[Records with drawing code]

--- --- ---

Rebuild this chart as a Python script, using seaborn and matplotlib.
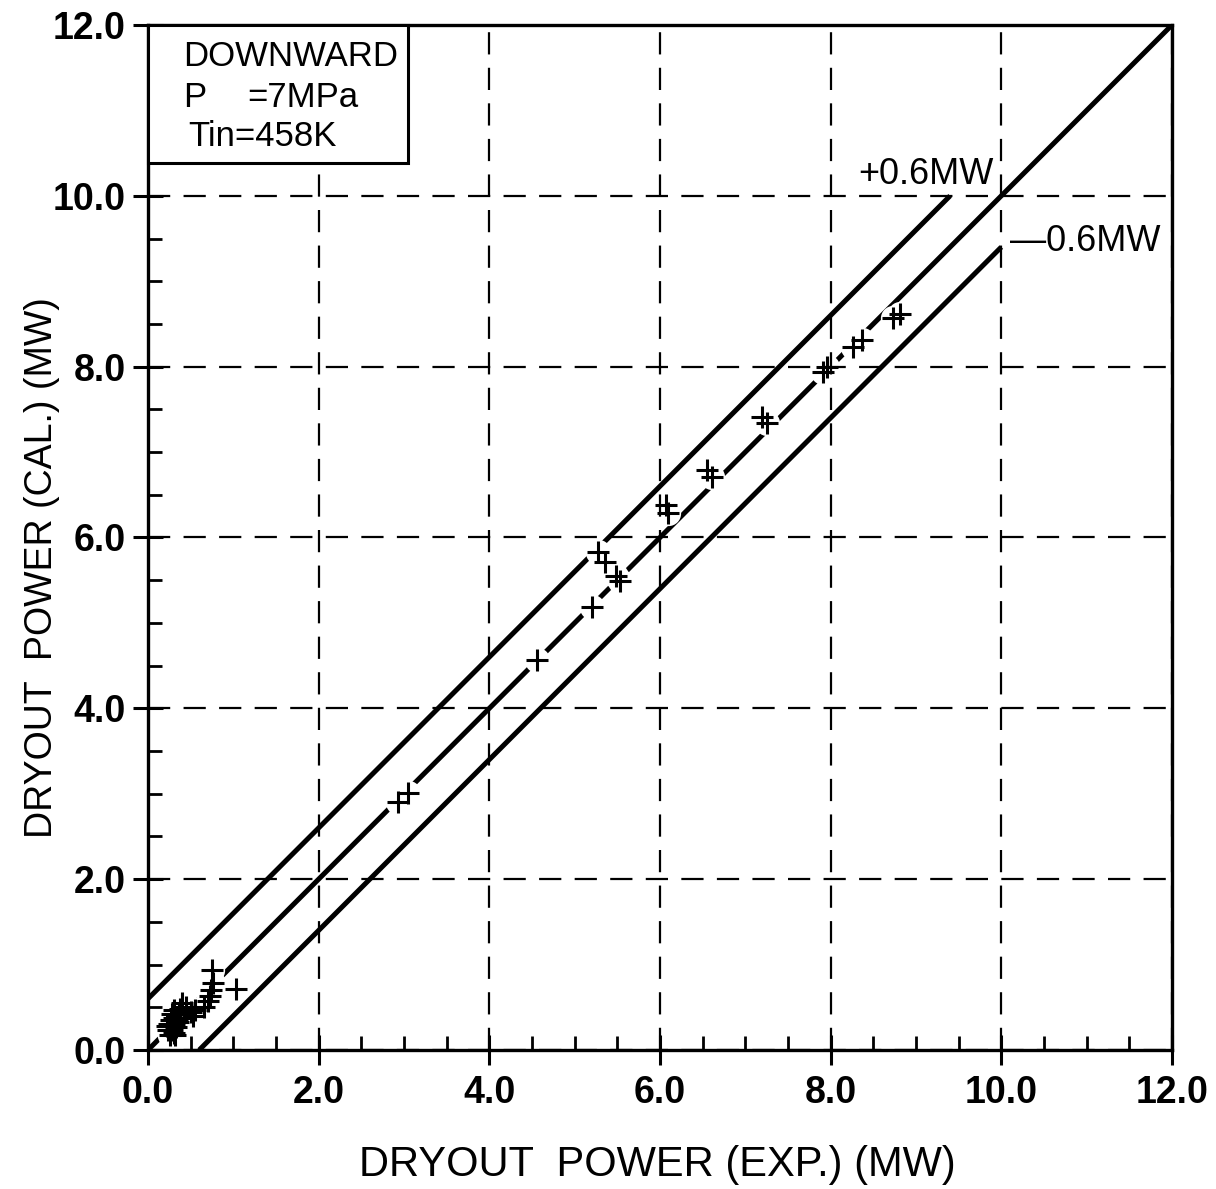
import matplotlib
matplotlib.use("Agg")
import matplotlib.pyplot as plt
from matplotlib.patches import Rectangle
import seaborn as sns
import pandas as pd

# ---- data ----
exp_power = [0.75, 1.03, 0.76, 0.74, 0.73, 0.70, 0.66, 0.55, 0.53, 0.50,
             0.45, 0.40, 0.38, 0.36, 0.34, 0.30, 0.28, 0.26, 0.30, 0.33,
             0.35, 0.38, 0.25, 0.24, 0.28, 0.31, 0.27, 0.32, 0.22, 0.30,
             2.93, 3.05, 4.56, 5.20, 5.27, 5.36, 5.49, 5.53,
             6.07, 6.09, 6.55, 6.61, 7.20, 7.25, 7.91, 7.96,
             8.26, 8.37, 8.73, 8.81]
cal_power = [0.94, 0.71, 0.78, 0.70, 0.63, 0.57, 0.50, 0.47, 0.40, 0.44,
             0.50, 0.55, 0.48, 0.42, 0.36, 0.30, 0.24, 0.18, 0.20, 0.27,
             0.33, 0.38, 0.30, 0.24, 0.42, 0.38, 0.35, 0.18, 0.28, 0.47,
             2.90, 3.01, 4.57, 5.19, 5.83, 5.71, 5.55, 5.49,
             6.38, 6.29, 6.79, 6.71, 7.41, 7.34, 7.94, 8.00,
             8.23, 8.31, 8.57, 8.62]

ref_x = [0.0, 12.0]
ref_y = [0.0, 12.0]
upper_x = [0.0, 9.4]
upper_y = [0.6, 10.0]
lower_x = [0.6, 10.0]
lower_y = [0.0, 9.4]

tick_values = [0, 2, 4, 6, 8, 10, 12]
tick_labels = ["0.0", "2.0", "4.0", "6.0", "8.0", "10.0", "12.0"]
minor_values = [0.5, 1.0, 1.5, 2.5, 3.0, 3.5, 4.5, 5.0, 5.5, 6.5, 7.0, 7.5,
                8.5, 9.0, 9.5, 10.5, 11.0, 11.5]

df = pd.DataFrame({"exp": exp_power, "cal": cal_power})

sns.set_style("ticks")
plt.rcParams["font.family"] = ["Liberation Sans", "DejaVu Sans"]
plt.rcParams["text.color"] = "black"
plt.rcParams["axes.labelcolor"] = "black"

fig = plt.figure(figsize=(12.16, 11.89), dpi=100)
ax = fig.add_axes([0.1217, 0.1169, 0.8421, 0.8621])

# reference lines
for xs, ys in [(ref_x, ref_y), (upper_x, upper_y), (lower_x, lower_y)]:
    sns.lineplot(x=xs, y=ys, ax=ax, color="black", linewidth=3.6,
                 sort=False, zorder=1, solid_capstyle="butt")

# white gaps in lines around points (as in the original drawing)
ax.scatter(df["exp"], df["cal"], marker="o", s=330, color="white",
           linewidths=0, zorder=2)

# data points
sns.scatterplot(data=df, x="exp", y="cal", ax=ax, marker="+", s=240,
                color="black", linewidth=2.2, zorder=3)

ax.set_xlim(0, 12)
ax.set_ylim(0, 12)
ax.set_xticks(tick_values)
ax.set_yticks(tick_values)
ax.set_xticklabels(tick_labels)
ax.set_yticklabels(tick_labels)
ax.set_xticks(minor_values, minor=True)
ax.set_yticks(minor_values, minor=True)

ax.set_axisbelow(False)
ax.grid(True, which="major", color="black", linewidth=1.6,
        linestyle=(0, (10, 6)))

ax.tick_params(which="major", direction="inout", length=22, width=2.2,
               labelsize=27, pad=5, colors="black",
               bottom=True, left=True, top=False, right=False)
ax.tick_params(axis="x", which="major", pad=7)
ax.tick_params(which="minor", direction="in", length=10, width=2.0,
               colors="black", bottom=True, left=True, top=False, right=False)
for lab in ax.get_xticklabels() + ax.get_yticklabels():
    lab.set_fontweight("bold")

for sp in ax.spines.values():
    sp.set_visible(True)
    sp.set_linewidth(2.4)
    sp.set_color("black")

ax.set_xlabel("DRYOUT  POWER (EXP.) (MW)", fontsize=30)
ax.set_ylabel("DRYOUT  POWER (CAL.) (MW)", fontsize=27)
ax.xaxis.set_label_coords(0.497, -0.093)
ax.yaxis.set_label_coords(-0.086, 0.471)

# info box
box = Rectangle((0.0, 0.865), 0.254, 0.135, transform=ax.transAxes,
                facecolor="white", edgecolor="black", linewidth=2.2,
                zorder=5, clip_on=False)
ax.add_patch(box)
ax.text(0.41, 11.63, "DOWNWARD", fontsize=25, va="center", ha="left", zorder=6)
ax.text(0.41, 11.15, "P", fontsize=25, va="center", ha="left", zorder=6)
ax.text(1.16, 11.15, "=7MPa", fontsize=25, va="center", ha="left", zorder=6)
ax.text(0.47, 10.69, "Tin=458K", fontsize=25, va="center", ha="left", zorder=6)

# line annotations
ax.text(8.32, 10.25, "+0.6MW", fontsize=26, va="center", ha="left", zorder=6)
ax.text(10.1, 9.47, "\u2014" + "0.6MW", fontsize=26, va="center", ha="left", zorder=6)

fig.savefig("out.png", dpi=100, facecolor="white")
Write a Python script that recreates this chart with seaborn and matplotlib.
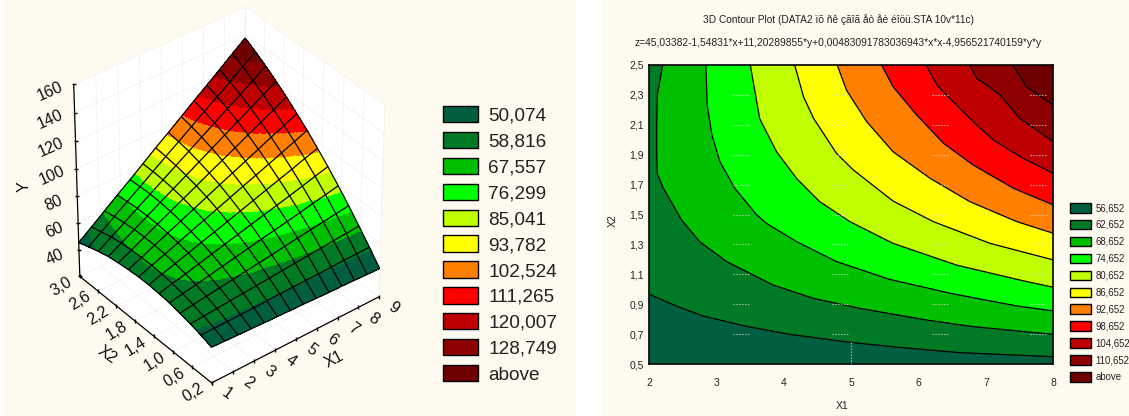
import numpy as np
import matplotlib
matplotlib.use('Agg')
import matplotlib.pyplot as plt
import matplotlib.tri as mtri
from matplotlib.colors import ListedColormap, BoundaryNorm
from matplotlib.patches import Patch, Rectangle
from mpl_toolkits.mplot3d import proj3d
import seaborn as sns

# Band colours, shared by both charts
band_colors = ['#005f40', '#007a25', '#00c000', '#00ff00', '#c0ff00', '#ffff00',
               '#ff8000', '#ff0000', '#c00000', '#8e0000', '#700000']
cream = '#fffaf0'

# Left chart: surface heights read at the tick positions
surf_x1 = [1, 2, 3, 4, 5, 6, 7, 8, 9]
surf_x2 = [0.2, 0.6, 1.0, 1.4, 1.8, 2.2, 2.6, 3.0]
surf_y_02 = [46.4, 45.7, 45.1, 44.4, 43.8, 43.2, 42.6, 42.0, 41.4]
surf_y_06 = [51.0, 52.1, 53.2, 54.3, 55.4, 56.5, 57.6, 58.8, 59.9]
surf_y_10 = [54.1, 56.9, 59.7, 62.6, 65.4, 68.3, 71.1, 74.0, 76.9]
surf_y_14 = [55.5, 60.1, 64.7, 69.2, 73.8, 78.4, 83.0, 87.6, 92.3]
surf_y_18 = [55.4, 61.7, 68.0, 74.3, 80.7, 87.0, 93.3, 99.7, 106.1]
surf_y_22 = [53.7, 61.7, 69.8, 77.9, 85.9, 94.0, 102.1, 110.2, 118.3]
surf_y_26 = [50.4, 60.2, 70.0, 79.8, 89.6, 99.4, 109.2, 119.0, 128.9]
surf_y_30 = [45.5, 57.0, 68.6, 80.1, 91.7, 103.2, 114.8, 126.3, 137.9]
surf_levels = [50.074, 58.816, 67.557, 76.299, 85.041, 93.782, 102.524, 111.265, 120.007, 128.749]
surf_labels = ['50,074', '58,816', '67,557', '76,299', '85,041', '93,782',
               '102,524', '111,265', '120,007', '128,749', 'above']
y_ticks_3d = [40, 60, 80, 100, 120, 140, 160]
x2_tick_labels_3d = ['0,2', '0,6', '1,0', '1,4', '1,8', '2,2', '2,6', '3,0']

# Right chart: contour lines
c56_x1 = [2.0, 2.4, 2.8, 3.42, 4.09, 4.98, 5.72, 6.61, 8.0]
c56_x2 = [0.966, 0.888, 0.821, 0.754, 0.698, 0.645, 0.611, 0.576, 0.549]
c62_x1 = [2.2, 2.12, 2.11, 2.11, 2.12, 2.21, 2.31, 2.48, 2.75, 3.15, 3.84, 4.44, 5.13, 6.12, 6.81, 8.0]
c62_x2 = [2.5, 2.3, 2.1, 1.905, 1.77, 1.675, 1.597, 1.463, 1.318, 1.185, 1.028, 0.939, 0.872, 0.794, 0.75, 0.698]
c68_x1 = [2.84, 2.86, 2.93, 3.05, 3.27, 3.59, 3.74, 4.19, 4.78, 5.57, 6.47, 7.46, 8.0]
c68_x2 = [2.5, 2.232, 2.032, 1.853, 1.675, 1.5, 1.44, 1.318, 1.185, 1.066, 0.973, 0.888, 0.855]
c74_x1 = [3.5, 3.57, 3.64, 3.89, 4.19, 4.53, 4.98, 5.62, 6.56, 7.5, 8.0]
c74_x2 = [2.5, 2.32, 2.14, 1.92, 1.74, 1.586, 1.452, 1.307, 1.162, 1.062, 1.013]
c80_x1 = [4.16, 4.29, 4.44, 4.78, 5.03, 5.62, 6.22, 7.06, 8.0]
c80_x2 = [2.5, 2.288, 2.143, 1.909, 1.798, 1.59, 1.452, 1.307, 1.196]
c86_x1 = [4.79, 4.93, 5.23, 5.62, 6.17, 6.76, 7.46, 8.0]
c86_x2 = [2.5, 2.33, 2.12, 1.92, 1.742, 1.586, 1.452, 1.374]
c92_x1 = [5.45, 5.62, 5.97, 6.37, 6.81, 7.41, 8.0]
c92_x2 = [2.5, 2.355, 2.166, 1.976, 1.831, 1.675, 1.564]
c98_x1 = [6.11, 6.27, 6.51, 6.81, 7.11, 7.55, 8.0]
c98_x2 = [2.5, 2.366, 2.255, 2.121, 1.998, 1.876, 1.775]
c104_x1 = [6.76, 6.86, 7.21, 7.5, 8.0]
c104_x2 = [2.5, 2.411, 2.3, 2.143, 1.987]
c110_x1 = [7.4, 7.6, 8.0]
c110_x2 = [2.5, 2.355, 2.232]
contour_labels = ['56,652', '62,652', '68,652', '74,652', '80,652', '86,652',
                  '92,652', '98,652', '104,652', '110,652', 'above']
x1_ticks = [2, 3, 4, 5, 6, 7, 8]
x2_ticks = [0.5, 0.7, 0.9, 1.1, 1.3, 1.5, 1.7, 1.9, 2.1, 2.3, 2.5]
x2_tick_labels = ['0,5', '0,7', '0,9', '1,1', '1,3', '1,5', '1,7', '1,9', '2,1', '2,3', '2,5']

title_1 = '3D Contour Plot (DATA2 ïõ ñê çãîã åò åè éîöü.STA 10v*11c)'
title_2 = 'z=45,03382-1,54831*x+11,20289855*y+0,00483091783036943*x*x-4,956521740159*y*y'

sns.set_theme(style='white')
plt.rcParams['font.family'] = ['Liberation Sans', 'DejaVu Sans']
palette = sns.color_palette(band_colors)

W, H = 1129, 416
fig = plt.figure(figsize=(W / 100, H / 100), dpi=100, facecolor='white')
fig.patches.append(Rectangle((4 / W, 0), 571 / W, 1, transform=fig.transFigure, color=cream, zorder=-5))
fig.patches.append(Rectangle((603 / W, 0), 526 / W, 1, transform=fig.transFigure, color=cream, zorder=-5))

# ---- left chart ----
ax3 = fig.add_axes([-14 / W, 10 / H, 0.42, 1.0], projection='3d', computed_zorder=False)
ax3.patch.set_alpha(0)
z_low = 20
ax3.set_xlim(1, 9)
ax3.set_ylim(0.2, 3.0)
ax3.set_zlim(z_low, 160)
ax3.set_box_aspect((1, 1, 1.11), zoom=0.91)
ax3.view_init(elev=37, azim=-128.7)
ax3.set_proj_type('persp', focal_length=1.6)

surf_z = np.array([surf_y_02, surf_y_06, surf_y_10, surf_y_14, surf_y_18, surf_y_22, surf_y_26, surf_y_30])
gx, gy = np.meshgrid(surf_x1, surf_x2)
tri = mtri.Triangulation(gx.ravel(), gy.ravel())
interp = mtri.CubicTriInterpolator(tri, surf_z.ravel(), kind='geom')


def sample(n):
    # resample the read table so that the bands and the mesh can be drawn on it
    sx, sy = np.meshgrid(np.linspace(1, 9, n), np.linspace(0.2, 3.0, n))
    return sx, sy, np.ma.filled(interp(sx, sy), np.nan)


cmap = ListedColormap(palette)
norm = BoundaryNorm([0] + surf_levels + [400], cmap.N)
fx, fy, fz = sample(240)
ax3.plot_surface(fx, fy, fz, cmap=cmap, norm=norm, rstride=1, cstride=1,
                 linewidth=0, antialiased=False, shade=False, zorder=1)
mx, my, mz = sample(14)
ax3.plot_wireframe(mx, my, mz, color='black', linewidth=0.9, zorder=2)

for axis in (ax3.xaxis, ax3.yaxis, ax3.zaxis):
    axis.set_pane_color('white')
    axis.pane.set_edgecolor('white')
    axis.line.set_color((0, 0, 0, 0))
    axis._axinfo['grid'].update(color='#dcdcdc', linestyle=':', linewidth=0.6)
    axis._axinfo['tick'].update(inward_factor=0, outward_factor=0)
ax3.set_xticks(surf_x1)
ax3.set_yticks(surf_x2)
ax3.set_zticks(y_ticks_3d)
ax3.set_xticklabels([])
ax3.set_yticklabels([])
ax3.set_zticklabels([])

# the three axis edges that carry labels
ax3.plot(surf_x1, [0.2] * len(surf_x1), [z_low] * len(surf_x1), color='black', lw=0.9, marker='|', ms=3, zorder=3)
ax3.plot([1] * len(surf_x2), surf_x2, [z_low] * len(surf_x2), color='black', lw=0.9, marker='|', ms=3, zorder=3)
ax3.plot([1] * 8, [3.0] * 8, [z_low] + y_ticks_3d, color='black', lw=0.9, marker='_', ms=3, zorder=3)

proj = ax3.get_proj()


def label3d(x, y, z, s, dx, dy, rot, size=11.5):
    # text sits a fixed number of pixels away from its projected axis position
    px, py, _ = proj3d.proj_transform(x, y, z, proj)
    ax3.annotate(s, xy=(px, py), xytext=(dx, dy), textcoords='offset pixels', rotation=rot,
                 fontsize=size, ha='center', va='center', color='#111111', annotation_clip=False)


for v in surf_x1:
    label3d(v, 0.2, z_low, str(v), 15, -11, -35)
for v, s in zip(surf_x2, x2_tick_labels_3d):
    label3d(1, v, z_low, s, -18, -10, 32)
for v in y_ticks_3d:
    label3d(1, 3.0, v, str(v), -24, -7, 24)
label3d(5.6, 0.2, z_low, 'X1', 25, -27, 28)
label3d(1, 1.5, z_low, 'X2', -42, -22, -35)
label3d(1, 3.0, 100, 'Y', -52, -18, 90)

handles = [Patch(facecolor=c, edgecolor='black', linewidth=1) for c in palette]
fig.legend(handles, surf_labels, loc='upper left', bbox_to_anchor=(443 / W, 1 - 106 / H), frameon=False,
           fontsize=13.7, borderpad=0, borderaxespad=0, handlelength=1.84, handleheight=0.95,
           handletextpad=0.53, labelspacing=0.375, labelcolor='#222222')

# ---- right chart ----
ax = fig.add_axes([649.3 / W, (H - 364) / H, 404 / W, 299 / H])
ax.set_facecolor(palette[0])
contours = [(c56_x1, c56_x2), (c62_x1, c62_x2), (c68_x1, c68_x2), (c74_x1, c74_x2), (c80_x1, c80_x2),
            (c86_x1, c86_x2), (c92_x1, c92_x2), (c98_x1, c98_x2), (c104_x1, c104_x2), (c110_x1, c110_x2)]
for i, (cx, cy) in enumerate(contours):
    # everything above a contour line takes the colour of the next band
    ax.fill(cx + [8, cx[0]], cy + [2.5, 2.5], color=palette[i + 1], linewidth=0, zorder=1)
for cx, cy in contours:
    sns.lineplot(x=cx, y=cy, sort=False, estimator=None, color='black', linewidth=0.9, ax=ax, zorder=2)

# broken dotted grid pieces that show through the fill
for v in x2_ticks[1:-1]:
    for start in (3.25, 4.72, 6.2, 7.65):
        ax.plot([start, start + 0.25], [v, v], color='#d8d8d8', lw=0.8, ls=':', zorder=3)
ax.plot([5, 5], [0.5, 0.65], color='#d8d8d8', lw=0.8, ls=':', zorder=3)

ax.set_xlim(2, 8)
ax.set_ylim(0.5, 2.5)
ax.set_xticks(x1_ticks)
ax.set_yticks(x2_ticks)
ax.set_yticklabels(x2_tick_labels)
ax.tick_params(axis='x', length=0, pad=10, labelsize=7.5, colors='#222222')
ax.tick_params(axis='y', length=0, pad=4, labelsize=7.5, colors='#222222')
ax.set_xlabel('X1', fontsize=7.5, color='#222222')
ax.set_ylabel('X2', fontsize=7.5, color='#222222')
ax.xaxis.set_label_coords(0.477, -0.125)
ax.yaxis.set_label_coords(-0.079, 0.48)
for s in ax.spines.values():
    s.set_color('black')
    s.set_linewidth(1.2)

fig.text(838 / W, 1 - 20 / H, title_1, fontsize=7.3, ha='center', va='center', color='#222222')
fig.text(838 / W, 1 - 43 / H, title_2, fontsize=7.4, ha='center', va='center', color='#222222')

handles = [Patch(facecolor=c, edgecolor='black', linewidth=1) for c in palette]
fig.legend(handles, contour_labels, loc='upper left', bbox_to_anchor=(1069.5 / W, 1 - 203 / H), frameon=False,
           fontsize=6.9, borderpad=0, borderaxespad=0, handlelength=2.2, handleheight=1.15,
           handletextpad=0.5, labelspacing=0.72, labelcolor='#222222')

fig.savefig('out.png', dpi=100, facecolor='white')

--- --- ---

REQUIREMENT » Check each line of the records above for "matplotlib", and copy those that have it.

THE COMPLETED TASK »
Rebuild this chart as a Python script, using seaborn and matplotlib.
import matplotlib
matplotlib.use("Agg")
import matplotlib.pyplot as plt
from matplotlib.patches import Rectangle
Write a Python script that recreates this chart with seaborn and matplotlib.
import matplotlib
matplotlib.use('Agg')
import matplotlib.pyplot as plt
import matplotlib.tri as mtri
from matplotlib.colors import ListedColormap, BoundaryNorm
from matplotlib.patches import Patch, Rectangle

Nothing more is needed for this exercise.